Through its PDR guidance, the government has paved the way for developers and building owners to carry out conversions, reducing the planning obstacles they might otherwise face. However, the scheme continues to draw industry criticism, owing to the high percentage of poor-quality homes being created. In fact, the government’s own research on the quality of these converted homes concluded that such housing was “more likely to be characterised by worse quality residential environments than housing created under the full planning permission process”.
Key issues found in these retrofits include the high number of flats falling below the Nationally Described Space Standards and the lack of windows, resulting in very little natural light. Private amenity space was also incredibly low. Dr Ben Clifford, Associate Professor at the UCL Bartlett School of Planning, who led the 2020 research on behalf of the Ministry of Housing, Communities, and Local Government (MHCLG), added: “The problems are particularly acute in larger scale conversions, which are seen most frequently through the office-to-residential route… It does not usually lead to the high-quality design and placemaking outcomes which the government profess to aspire to. Permitted development is not the best approach to deliver homes in which people can enjoy a decent quality of life.”
The dire conditions found within some of these new forms of housing has seen them described as slums of the future, with Paul Scott of Croydon Council, where PDR conversions were at their highest, telling the Financial Times in 2018: “It’s totally unreasonable, and unprecedented in all other aspects of planning, to be able to build whatever you want. We are seeing units with no windows… We are seeing hundreds of substandard units in what were already fairly poor quality office buildings. To pretend that this is somehow responding positively to the housing crisis is a farce.”
With pressure mounting, the rules around PDR were finetuned, with the existing rights under Class O giving way to the new Class MA as of 31 July 2021, restricting the number of square metres in which a conversion could take place – a significant change from the original right where no limitation had been enforced.
Even more worryingly however, Lord Nigel Crisp, the sponsor of the Healthy Homes Bill introduced in 2022, stated that the lack of fire safety measures was also a growing concern, as “normal residential fire regulations do not seem to apply” in converted homes. And it is not just private housing affected by cheap retrofits. According to Caroline Brosnan, Senior Associate at Russell Cooke, the substandard quality of overcrowded conversions has also spilt over into social housing: “Sometimes, my vulnerable clients are housed in converted properties. What I’ve found at times is that there is no paperwork in place in terms of a fire risk assessment or other fire safety measures.”

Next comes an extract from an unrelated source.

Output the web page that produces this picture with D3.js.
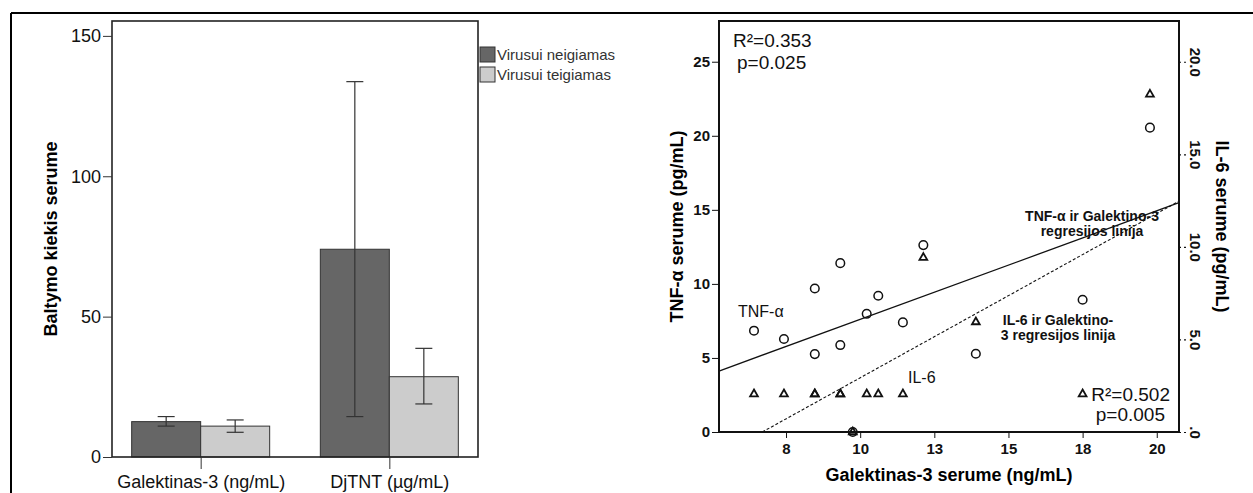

Clients have had serious fire safety concerns about their assured shorthold tenancy (AST) blocks, including one example of residents not being able to hear the fire alarm when it went off. As Caroline explains: “People were paying a lot of money for what was a relatively new block. Yet there were some serious issues in terms of the fire alarm testing regime, and whether everything was in place that should be.”
She adds: “You can come across these issues where owners perhaps haven’t taken into account a particular fire safety measure... You might find that freeholders of multiple blocks will put their focus on those that are over 18 metres [high], which means that the people in the lower blocks are not getting the attention that they should be.”